Research and praxis
The Center for Trans Futures is not only a service organization. It is also a site of knowledge production. Our programs, governance practices, and community processes are shaped by participatory, community-embedded research that treats lived experience as expertise.
This approach recognizes that many institutional failures affecting trans people are not accidental. They are the result of policy design, administrative practices, and decision-making frameworks that exclude trans voices while claiming neutrality or universality.
Our work responds by building alternatives that are both practical and analytic.
Participatory embedded research
Participatory embedded research means that research is conducted within the community under study, rather than from a distance. At the Center for Trans Futures, this includes:
- Designing programs with community members rather than extracting data from them
- Treating feedback, facilitation experiences, and implementation challenges as meaningful evidence
- Revising practices based on lived outcomes, not just stated intentions
Community members are not subjects; they are collaborators whose knowledge shapes how programs evolve.
Positionality and community-rooted research
The research informing the Center for Trans Futures is conducted by a trans researcher who is also a member of the community this work serves. This positionality matters. It shapes how questions are asked, how trust is built, and how accountability is practiced.
Rather than approaching the community as a site of extraction, this work emerges from shared experience and shared stakes. Participation extends beyond data collection. It includes relationship building, facilitation, mutual care, and the creation of spaces where trans people can come together, reflect, and imagine futures beyond institutional harm.
Participatory research here is not neutral or distant. It is relational. It recognizes that bringing people together, creating safer spaces, and supporting collective sense-making are themselves forms of knowledge production. These spaces allow community members to articulate needs, test ideas, and build solidarity in ways that formal institutions rarely permit.
This approach strengthens both the research and the organization. It ensures that theory remains accountable to lived reality, and that practice remains informed by critical reflection. The Center for Trans Futures exists at this intersection, where trans led research and community building are inseparable.
Praxis as accountability
Praxis is the integration of theory and action. We understand praxis as accountability to real-world consequences.
Research at the Center for Trans Futures is inseparable from practice. Ideas are tested through implementation. Policies are evaluated through their effects on trans people’s safety, dignity, and access to resources. When something does not work, it is changed.
This feedback loop ensures that research does not remain abstract or disconnected from material conditions.
Connection to doctoral research
The Center for Trans Futures is directly informed by doctoral research in public policy and administration that examines how institutions systematically fail trans people through misrecognition, exclusion, and administrative harm.
This research focuses on:
- How policies are interpreted and implemented in practice
- How marginalized communities experience administrative systems
- How separatist and self-determined governance models can produce better outcomes
The organization functions as a living application of this scholarship.
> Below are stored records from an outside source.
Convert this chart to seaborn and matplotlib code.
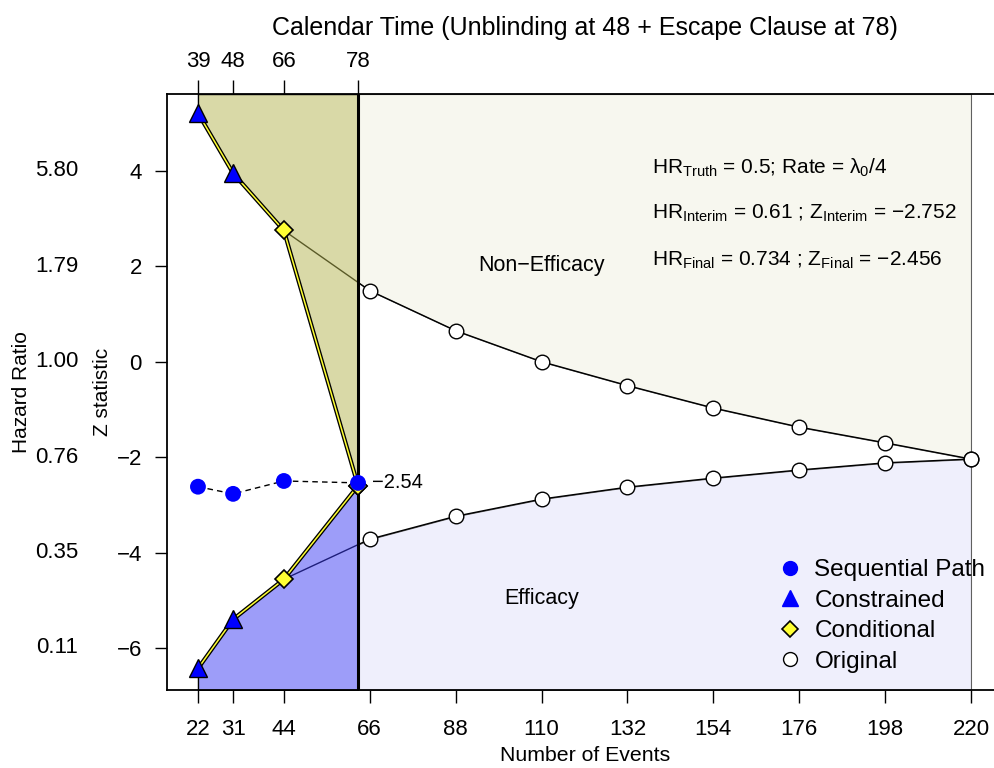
import numpy as np
import matplotlib
matplotlib.use("Agg")
import matplotlib.pyplot as plt
import matplotlib.patheffects as pe
from matplotlib import transforms
from matplotlib.lines import Line2D
import seaborn as sns

sns.set_theme(style="white")
plt.rcParams["font.family"] = ["Liberation Sans", "DejaVu Sans"]
plt.rcParams["mathtext.fontset"] = "custom"
plt.rcParams["mathtext.rm"] = "Liberation Sans"
plt.rcParams["mathtext.it"] = "Liberation Sans:italic"
plt.rcParams["mathtext.default"] = "regular"
plt.rcParams["axes.unicode_minus"] = True
for key in ("text.color", "axes.labelcolor", "xtick.color", "ytick.color"):
    plt.rcParams[key] = "black"

# ---- data -------------------------------------------------------------
event_ticks = [22, 31, 44, 66, 88, 110, 132, 154, 176, 198, 220]
cutoff_events = 63                      # escape clause look
calendar_tick_events = [22, 31, 44, 63]
calendar_labels = ["39", "48", "66", "78"]
z_ticks = [4, 2, 0, -2, -4, -6]
hr_labels = ["5.80", "1.79", "1.00", "0.76", "0.35", "0.11"]

orig_events = [44, 66, 88, 110, 132, 154, 176, 198, 220]
orig_upper = [2.75, 1.49, 0.65, 0.00, -0.50, -0.97, -1.37, -1.70, -2.04]
orig_lower = [-4.56, -3.72, -3.24, -2.88, -2.63, -2.44, -2.27, -2.12, -2.04]

cond_events = [22, 31, 44, 63]
cond_upper = [5.21, 3.95, 2.75, -2.60]
cond_lower = [-6.43, -5.40, -4.56, -2.60]

constr_events = [22, 31]
constr_upper = [5.21, 3.95]
constr_lower = [-6.43, -5.40]

seq_events = [22, 31, 44, 63]
seq_z = [-2.62, -2.77, -2.50, -2.54]

annotations = [
    "HR$_{Truth}$ = 0.5; Rate = \u03bb$_0$/4",
    "HR$_{Interim}$ = 0.61 ; Z$_{Interim}$ = \u22122.752",
    "HR$_{Final}$ = 0.734 ; Z$_{Final}$ = \u22122.456",
]

# ---- figure -----------------------------------------------------------
fig = plt.figure(figsize=(9.95, 7.68), dpi=100)
ax = fig.add_axes([0.1678, 0.1016, 1.01 - 0.1678, 0.8776 - 0.1016])
x_lo, x_hi = 14.06, 228.7
y_lo, y_hi = -6.88, 5.61
ax.set_xlim(x_lo, x_hi)
ax.set_ylim(y_lo, y_hi)

oe = np.asarray(orig_events, float)
ou = np.asarray(orig_upper)
ol = np.asarray(orig_lower)
right_x = np.r_[cutoff_events, oe[oe > cutoff_events]]
right_up = np.interp(right_x, oe, ou)
right_lo = np.interp(right_x, oe, ol)

# stopping regions after the escape clause look
ax.fill_between(right_x, right_up, y_hi, facecolor="#F7F7EF",
                edgecolor="#606060", linewidth=0.8, zorder=1)
ax.fill_between(right_x, y_lo, right_lo, facecolor="#EFEFFC",
                edgecolor="#606060", linewidth=0.8, zorder=1)

# original boundaries
sns.lineplot(x=orig_events, y=orig_upper, ax=ax, color="black",
             linewidth=1.0, sort=False, zorder=2)
sns.lineplot(x=orig_events, y=orig_lower, ax=ax, color="black",
             linewidth=1.0, sort=False, zorder=2)

# regions before the escape clause look
ax.fill_between(cond_events, cond_upper, y_hi,
                facecolor=(181 / 255, 181 / 255, 81 / 255, 0.5),
                edgecolor="black", linewidth=1.0, zorder=3)
ax.fill_between(cond_events, y_lo, cond_lower,
                facecolor=(61 / 255, 61 / 255, 245 / 255, 0.5),
                edgecolor="black", linewidth=1.0, zorder=3)

# conditional boundaries (yellow with black casing)
casing = [pe.Stroke(linewidth=3.0, foreground="black"), pe.Normal()]
for zz in (cond_upper, cond_lower):
    sns.lineplot(x=cond_events, y=zz, ax=ax, color="#FFFF33",
                 linewidth=1.1, sort=False, zorder=4,
                 path_effects=casing)

ax.axvline(cutoff_events, color="black", linewidth=2.2, zorder=5)

# sequential path
sns.lineplot(x=seq_events, y=seq_z, ax=ax, color="black", linewidth=1.0,
             linestyle=(0, (4, 3)), sort=False, zorder=6)

# markers
mk = dict(linestyle="none", zorder=8)
for zz in (ou, ol):
    ax.plot(oe[oe > cutoff_events], zz[oe > cutoff_events], marker="o",
            markersize=10.5, markerfacecolor="white", markeredgecolor="black",
            markeredgewidth=1.0, **mk)
for zz in (cond_upper, cond_lower):
    ax.plot(cond_events[2:], zz[2:], marker="D", markersize=9,
            markerfacecolor="#FFFF33", markeredgecolor="black",
            markeredgewidth=1.2, **mk)
for zz in (constr_upper, constr_lower):
    ax.plot(constr_events, zz, marker="^", markersize=12.5,
            markerfacecolor="#0000FF", markeredgecolor="black",
            markeredgewidth=1.0, **mk)
sns.scatterplot(x=seq_events, y=seq_z, ax=ax, color="#0000FF", s=130,
                edgecolor="none", zorder=9)

ax.text(seq_events[-1] + 3.6, seq_z[-1], f"{seq_z[-1]:.2f}".replace("-", "\u2212"),
        fontsize=14.5, va="center", ha="left", zorder=10)

# region labels and summary text
ax.text(109.9, 2.01, "Non\u2212Efficacy", fontsize=15.5, ha="center", va="center")
ax.text(109.9, -4.97, "Efficacy", fontsize=15.5, ha="center", va="center")
for i, s in enumerate(annotations):
    ax.text(138.3, 4.07 - 0.97 * i, s, fontsize=15, ha="left", va="center")

# axes, ticks, labels
ax.set_xticks(event_ticks)
ax.set_xticklabels([str(v) for v in event_ticks])
ax.set_yticks(z_ticks)
ax.set_yticklabels([str(v).replace("-", "\u2212") for v in z_ticks])
ax.tick_params(axis="both", which="both", direction="out", length=9,
               width=1.0, color="black", labelsize=16, pad=12,
               bottom=True, left=True)
ax.tick_params(axis="y", pad=9)
for side in ("left", "top", "bottom", "right"):
    ax.spines[side].set_color("black")
    ax.spines[side].set_linewidth(1.3)
    ax.spines[side].set_zorder(11)

top = ax.secondary_xaxis("top")
top.set_xticks(calendar_tick_events)
top.set_xticklabels(calendar_labels)
top.tick_params(direction="out", length=10, width=1.0, labelsize=16,
                pad=6, color="black")
top.spines["top"].set_visible(False)

ax.set_xlabel("Number of Events", fontsize=15.3)
ax.xaxis.set_label_coords(0.4989, -0.094)
ax.set_ylabel("Z statistic", fontsize=15)
ax.yaxis.set_label_coords(-0.0656, 0.5)

hr_tf = transforms.blended_transform_factory(fig.transFigure, ax.transData)
for z, lab in zip(z_ticks, hr_labels):
    ax.text(57 / 995, z, lab, transform=hr_tf, fontsize=16,
            ha="center", va="center", clip_on=False)
fig.text(22 / 995, 0.4896, "Hazard Ratio", rotation=90, fontsize=15,
         ha="center", va="center")
fig.text(585 / 995, 1 - 28 / 768,
         "Calendar Time (Unblinding at 48 + Escape Clause at 78)",
         fontsize=18, ha="center", va="center")

# legend
handles = [
    Line2D([], [], linestyle="none", marker="o", markersize=10,
           markerfacecolor="#0000FF", markeredgecolor="#0000FF"),
    Line2D([], [], linestyle="none", marker="^", markersize=11,
           markerfacecolor="#0000FF", markeredgecolor="#0000FF"),
    Line2D([], [], linestyle="none", marker="D", markersize=8,
           markerfacecolor="#FFFF33", markeredgecolor="black",
           markeredgewidth=1.2),
    Line2D([], [], linestyle="none", marker="o", markersize=10,
           markerfacecolor="white", markeredgecolor="black"),
]
labels = ["Sequential Path", "Constrained", "Conditional", "Original"]
leg = fig.legend(handles, labels, loc="upper left",
                 bbox_to_anchor=(778 / 995, 1 - 559 / 768),
                 frameon=False, fontsize=17.5, handlelength=1.0,
                 handletextpad=0.5, labelspacing=0.35, borderpad=0,
                 borderaxespad=0)

fig.savefig("out.png", dpi=100)
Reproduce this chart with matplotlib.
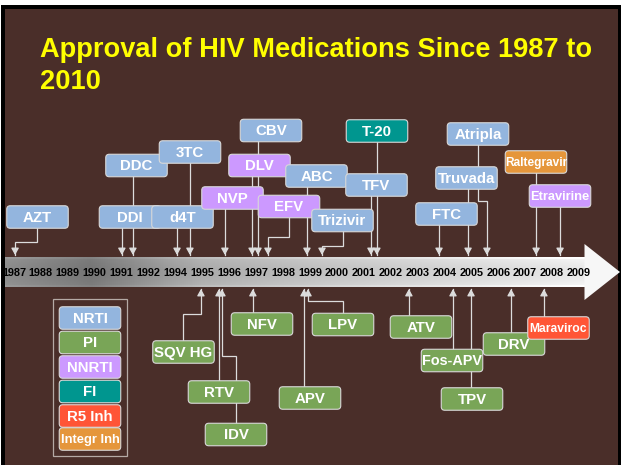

It translates research questions into operational structures, governance norms, and service delivery models.
Trans separatism as an applied framework
Within this research context, trans separatism is understood as an applied administrative framework in the same way other beneficiary spaces are maintained. It prioritizes:
- Trans led decision making
- Clear boundaries around participation and governance
- Protection from institutional practices that require trans people to justify their existence
Rather than being purely theoretical, this framework is tested through daily operations, program design, and community governance.
Knowledge sharing and ethics
We are committed to ethical knowledge sharing. This means:
- Transparency about how insights are generated
- Respect for community privacy and consent
- No extraction of data without a clear purpose and benefit
Research outputs, such as publications, presentations, and reports, are grounded in existing practices that serve the community.
Why this matters
Too often, research about trans communities reinforces the very systems that cause harm. By integrating research into a trans led organization, we reverse this dynamic.
The Center for Trans Futures demonstrates how community-governed, participatory research can inform policy, improve practice, and build sustainable alternatives to failing institutions.
This page reflects our commitment to building futures that are not only imagined but enacted.
Our work responds by building alternatives that are both practical and analytic.